Show $\frac{x^2}{a^2+\lambda}+\frac{y^2}{b^2+\lambda}=1$ is self-orthogonal.

This is the classical confocal conic family. At any point $(x_0,y_0)$ , two values of $\lambda$ satisfy the conic equation (roots of a quadratic in $\lambda$ ). By Vieta, the two roots $\lambda_1, \lambda_2$ satisfy a relation that forces the product of the slopes of the two conics at that point to equal $-1$ . Hence every ellipse in the family is perpendicular to every hyperbola in the same family through the same point — the family is self-orthogonal. $\square$

Common Traps

“Same family” means same ODE. To complete the proof, explicitly state that the orthogonal ODE is identical to the original ODE, so the same family of curves is the solution.
Self-orthogonal vs self-intersecting. Self-orthogonal means two different members of the family through the same point are perpendicular — not that a single curve crosses itself at right angles.
Multiply by $y'^2$ first. When substituting $y' \to -1/y'$ in a quadratic ODE $A(y')^2+By'+C=0$ , multiply through by $(y')^2$ before substituting, to avoid fractions. The result $C(y')^2 - By' + A=0$ is self-identical iff $C=-A$ (here $A=1$ , $C=-1$ , so $-C=1=A$ ✓).

Marks-Aware Writing

For a 10-mark “find orthogonal trajectories” question: Show the differentiation step (1 mark), the elimination of $c$ (1–2 marks), the substitution (1 mark), the solution ODE written out (1–2 marks), and the integrated family (2–3 marks). A boxed answer with no working earns very few marks.

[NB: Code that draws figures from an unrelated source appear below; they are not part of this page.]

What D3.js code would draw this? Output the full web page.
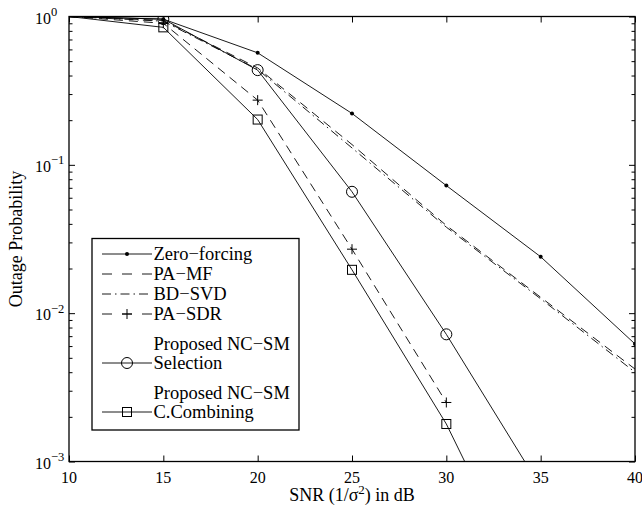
<!DOCTYPE html>
<html>
<head>
<meta charset="utf-8">
<script src="https://cdn.jsdelivr.net/npm/d3@7"></script>
<style>
  body { margin: 0; background: #fff; }
  svg { display: block; }
  text { font-family: "Liberation Serif", "Times New Roman", serif; fill: #000; }
</style>
</head>
<body>
<div id="chart"></div>
<script>
// data
const snr = [10, 15, 20, 25, 30, 35, 40];
const zeroForcing = [1, 0.96, 0.569, 0.222, 0.0725, 0.024, 0.0062];
const paMf = [1, 0.94, 0.45, 0.137, 0.039, 0.0128, 0.0042];
const bdSvd = [1, 0.93, 0.44, 0.13, 0.038, 0.0125, 0.0040];
const paSdr = [1, 0.9, 0.273, 0.027, 0.0025];
const ncSelection = [1, 0.96, 0.435, 0.0658, 0.0072, 0.00067];
const ncCombining = [1, 0.845, 0.202, 0.0196, 0.00179, 0.00009];

const xTicks = [10, 15, 20, 25, 30, 35, 40];
const yDecades = [-3, -2, -1, 0];

const series = [
  { name: ["Zero−forcing"], values: zeroForcing, dash: null, marker: "dot" },
  { name: ["PA−MF"], values: paMf, dash: "9,6", marker: null },
  { name: ["BD−SVD"], values: bdSvd, dash: "9,4,1.5,4", marker: null },
  { name: ["PA−SDR"], values: paSdr, dash: "9,6", marker: "plus" },
  { name: ["Proposed NC−SM", "Selection"], values: ncSelection, dash: null, marker: "circle" },
  { name: ["Proposed NC−SM", "C.Combining"], values: ncCombining, dash: null, marker: "square" }
];

const W = 642, H = 512;
const margin = { TOP: 16.5, BOTTOM: 50.5, LEFT: 69, RIGHT: 7 };
const w = W - margin.LEFT - margin.RIGHT;
const h = H - margin.TOP - margin.BOTTOM;

const svg = d3.select("#chart").append("svg")
  .attr("width", W).attr("height", H);

const g = svg.append("g")
  .attr("transform", `translate(${margin.LEFT}, ${margin.TOP})`);

const x = d3.scaleLinear().domain([10, 40]).range([0, w]);
const y = d3.scaleLog().domain([1e-3, 1]).range([h, 0]);

const majors = yDecades.map(e => Math.pow(10, e));
const minors = [];
yDecades.slice(0, -1).forEach(e => {
  for (let k = 2; k <= 9; k++) minors.push(k * Math.pow(10, e));
});

// ticks (inward, on all four sides)
function tickAxis(axis, tr) {
  const a = g.append("g").attr("transform", tr).call(axis);
  a.select(".domain").remove();
  a.selectAll("line").attr("stroke", "#000").attr("stroke-width", 1);
  a.selectAll("text").remove();
}
tickAxis(d3.axisBottom(x).tickValues(xTicks).tickSize(-6), `translate(0,${h})`);
tickAxis(d3.axisTop(x).tickValues(xTicks).tickSize(-6), "translate(0,0)");
tickAxis(d3.axisLeft(y).tickValues(majors).tickSize(-6), "translate(0,0)");
tickAxis(d3.axisLeft(y).tickValues(minors).tickSize(-3.5), "translate(0,0)");
tickAxis(d3.axisRight(y).tickValues(majors).tickSize(-6), `translate(${w},0)`);
tickAxis(d3.axisRight(y).tickValues(minors).tickSize(-3.5), `translate(${w},0)`);

// tick labels
g.selectAll(".xlab").data(xTicks).enter().append("text")
  .attr("class", "xlab")
  .attr("x", d => x(d)).attr("y", h + 21.5)
  .attr("text-anchor", "middle")
  .style("font-size", "16px")
  .text(d => d);

const yl = g.selectAll(".ylab").data(yDecades).enter().append("text")
  .attr("class", "ylab")
  .attr("x", -34).attr("y", d => y(Math.pow(10, d)) + 7)
  .style("font-size", "16px");
yl.append("tspan").text("10");
yl.append("tspan").attr("dy", -7.5).style("font-size", "12.5px")
  .text(d => d === 0 ? "0" : "−" + Math.abs(d));

// axis titles
const xt = svg.append("text")
  .attr("x", margin.LEFT + w / 2).attr("y", 501)
  .attr("text-anchor", "middle")
  .style("font-size", "18px");
xt.append("tspan").text("SNR (1/σ");
xt.append("tspan").attr("dy", -7).style("font-size", "13px").text("2");
xt.append("tspan").attr("dy", 7).text(") in dB");

svg.append("text")
  .attr("transform", `translate(22, ${margin.TOP + h / 2}) rotate(-90)`)
  .attr("text-anchor", "middle")
  .style("font-size", "18px")
  .text("Outage Probability");

// plot lines
g.append("clipPath").attr("id", "clip")
  .append("rect").attr("width", w).attr("height", h);
const plot = g.append("g").attr("clip-path", "url(#clip)");

const line = d3.line().x(d => x(d[0])).y(d => y(d[1]));

function drawMarker(sel, type, cx, cy) {
  if (type === "dot") {
    sel.append("circle").attr("cx", cx).attr("cy", cy).attr("r", 2).attr("fill", "#000");
  } else if (type === "circle") {
    sel.append("circle").attr("cx", cx).attr("cy", cy).attr("r", 5.5)
      .attr("fill", "none").attr("stroke", "#000").attr("stroke-width", 1);
  } else if (type === "square") {
    sel.append("rect").attr("x", cx - 4.5).attr("y", cy - 4.5).attr("width", 9).attr("height", 9)
      .attr("fill", "none").attr("stroke", "#000").attr("stroke-width", 1);
  } else if (type === "plus") {
    sel.append("path").attr("d", `M${cx - 5},${cy}H${cx + 5}M${cx},${cy - 5}V${cy + 5}`)
      .attr("stroke", "#000").attr("stroke-width", 1).attr("fill", "none");
  }
}

series.forEach(s => {
  const pts = s.values.map((v, i) => [snr[i], v]);
  plot.append("path")
    .datum(pts)
    .attr("d", line)
    .attr("fill", "none")
    .attr("stroke", "#000")
    .attr("stroke-width", 0.9)
    .attr("stroke-dasharray", s.dash);
  if (s.marker) {
    pts.slice(1).forEach(p => drawMarker(plot, s.marker, x(p[0]), y(p[1])));
  }
});

// frame
g.append("rect").attr("width", w).attr("height", h)
  .attr("fill", "none").attr("stroke", "#000").attr("stroke-width", 1.3);

// legend
const lg = svg.append("g");
const box = { x: 92, y: 238.5, w: 207, h: 191.5 };
lg.append("rect")
  .attr("x", box.x).attr("y", box.y).attr("width", box.w).attr("height", box.h)
  .attr("fill", "#fff").attr("stroke", "#000").attr("stroke-width", 1.3);

let cursor = 254;
series.forEach((s, i) => {
  const lines = s.name;
  lines.forEach((t, j) => {
    lg.append("text")
      .attr("x", 153.5).attr("y", cursor + j * 19)
      .attr("dy", "0.34em")
      .style("font-size", "18.5px")
      .text(t);
  });
  const my = cursor + (lines.length - 1) * 19;
  lg.append("line")
    .attr("x1", 102).attr("x2", 152).attr("y1", my).attr("y2", my)
    .attr("stroke", "#000").attr("stroke-width", 0.9)
    .attr("stroke-dasharray", s.dash ? (s.dash === "9,6" ? "10,10" : s.dash) : null);
  if (s.marker) drawMarker(lg, s.marker, 127, my);
  const next = series[i + 1];
  cursor = my + (next && next.name.length > 1 ? 30 : 20);
});
</script>
</body>
</html>
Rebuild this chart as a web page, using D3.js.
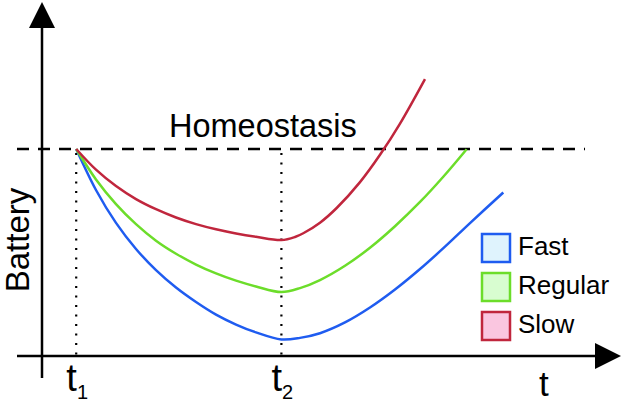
<!DOCTYPE html>
<html>
<head>
<meta charset="utf-8">
<script src="https://cdn.jsdelivr.net/npm/d3@7"></script>
<style>
  html, body { margin: 0; padding: 0; background: #fff; }
  svg { display: block; font-family: "Liberation Sans", Arial, sans-serif; }
</style>
</head>
<body>
<svg id="chart" width="624" height="403"></svg>
<script>
// ---- data (time units 0..100, battery units: 0 = axis, 100 = homeostasis) ----
const seriesNames = ["Fast", "Regular", "Slow"];
const tickValues = [6, 42];
const tickLabels = [["t", "1"], ["t", "2"]];
const homeostasisLevel = 100;

const fastT    = [6, 9.47, 12.98, 16.49, 20.0, 23.51, 27.02, 30.53, 34.04, 37.54, 42, 45.26, 48.77, 53.16, 57.54, 61.93, 66.32, 70.7, 75.09, 80.93];
const fastB    = [100, 80.2, 64.3, 51.7, 41.5, 33.1, 26.1, 20.0, 15.2, 11.4, 8.0, 8.75, 11.0, 16.2, 23.4, 32.1, 42.0, 52.8, 64.2, 79.0];
const regularT = [6, 9.47, 12.98, 16.49, 20.0, 23.51, 27.02, 30.53, 34.04, 37.54, 42, 45.26, 48.77, 53.16, 57.54, 61.93, 66.32, 70.4, 74.5];
const regularB = [100, 85.3, 73.4, 63.7, 55.7, 49.4, 44.2, 39.9, 36.4, 33.6, 30.9, 32.8, 36.7, 43.6, 52.3, 62.7, 74.4, 86.6, 99.9];
const slowT    = [6, 9.47, 12.98, 16.49, 20.0, 23.51, 27.02, 30.53, 34.04, 37.54, 42, 44.39, 45.84, 48.77, 51.7, 55.79, 59.3, 62.81, 67.19];
const slowB    = [100, 90.0, 82.1, 75.8, 70.9, 66.9, 63.7, 61.2, 59.2, 57.6, 56.0, 57.5, 59.3, 64.4, 71.5, 84.0, 97.2, 112.3, 133.8];

const lineColors = { Fast: "#1f5cf0", Regular: "#6cdd2a", Slow: "#c0263d" };
const boxFills   = { Fast: "#dff3fd", Regular: "#d8fdd0", Slow: "#fac6e0" };

// ---- setup ----
const svg = d3.select("#chart");
const x = d3.scaleLinear().domain([0, 100]).range([42, 612]);
const y = d3.scaleLinear().domain([0, 100]).range([356, 149]);

const series = [
  { name: "Fast", t: fastT, b: fastB },
  { name: "Regular", t: regularT, b: regularB },
  { name: "Slow", t: slowT, b: slowB }
];

// ---- axes (arrows) ----
const x0 = x(0), yBase = y(0);
svg.append("line").attr("x1", x0).attr("x2", x0).attr("y1", 378).attr("y2", 26)
  .attr("stroke", "#000").attr("stroke-width", 2.5);
svg.append("path")
  .attr("d", `M${x0},2 L${x0 + 13},28 L${x0 - 13},28 Z`)
  .attr("fill", "#000");
svg.append("line").attr("x1", 17).attr("x2", 598).attr("y1", yBase).attr("y2", yBase)
  .attr("stroke", "#000").attr("stroke-width", 2.5);
svg.append("path")
  .attr("d", `M621,${yBase} L595,${yBase - 13} L595,${yBase + 13} Z`)
  .attr("fill", "#000");

// homeostasis dashed line
svg.append("line").attr("x1", 17).attr("x2", 585)
  .attr("y1", y(homeostasisLevel)).attr("y2", y(homeostasisLevel))
  .attr("stroke", "#000").attr("stroke-width", 2.5)
  .attr("stroke-dasharray", "12,9");

// dotted verticals
tickValues.forEach(v => {
  svg.append("line").attr("x1", x(v)).attr("x2", x(v))
    .attr("y1", y(homeostasisLevel) + 4).attr("y2", yBase)
    .attr("stroke", "#000").attr("stroke-width", 2.2)
    .attr("stroke-dasharray", "2,7.5");
});

// ---- curves ----
const line = d3.line()
  .x(d => x(d[0])).y(d => y(d[1]))
  .curve(d3.curveCatmullRom.alpha(0.5));

series.forEach(s => {
  const pts = s.t.map((t, i) => [t, s.b[i]]);
  svg.append("path").datum(pts)
    .attr("d", line)
    .attr("fill", "none")
    .attr("stroke", lineColors[s.name])
    .attr("stroke-width", 2.5);
});

// ---- texts ----
svg.append("text").attr("x", 169).attr("y", 137)
  .attr("font-size", 32.5).attr("fill", "#000").text("Homeostasis");

svg.append("text")
  .attr("transform", "translate(29,240) rotate(-90)")
  .attr("text-anchor", "middle")
  .attr("font-size", 33).attr("fill", "#000").text("Battery");

tickValues.forEach((v, i) => {
  const tx = svg.append("text").attr("x", x(v) + 1).attr("y", 391)
    .attr("text-anchor", "middle").attr("fill", "#000");
  tx.append("tspan").attr("font-size", 38).text(tickLabels[i][0]);
  tx.append("tspan").attr("font-size", 20).attr("dy", 8).text(tickLabels[i][1]);
});

svg.append("text").attr("x", 539).attr("y", 396)
  .attr("font-size", 35).attr("fill", "#000").text("t");

// ---- legend ----
const legend = svg.append("g").attr("transform", "translate(482,234)");
seriesNames.forEach((n, i) => {
  const g = legend.append("g").attr("transform", `translate(0,${i * 39})`);
  g.append("rect").attr("width", 28).attr("height", 28)
    .attr("fill", boxFills[n]).attr("stroke", lineColors[n]).attr("stroke-width", 2.5);
  g.append("text").attr("x", 36).attr("y", 21)
    .attr("font-size", 26).attr("fill", "#000").text(n);
});
</script>
</body>
</html>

For a 10-mark “show self-orthogonal” question: Derive the ODE (3 marks), perform the substitution explicitly (3 marks), and compare (2 marks) with a clear statement that the two ODEs are identical (2 marks). Skipping the comparison loses the proof’s logical conclusion.

Practice Set

No additional worked examples in this practice set — all 7 past questions are covered as worked examples or referenced above. Attempt 2013 (polar), 2016 (self-orthogonal), 2017 (Cartesian separable), 2020 (Cartesian non-separable), and 2024 (polar with trig) as timed practice.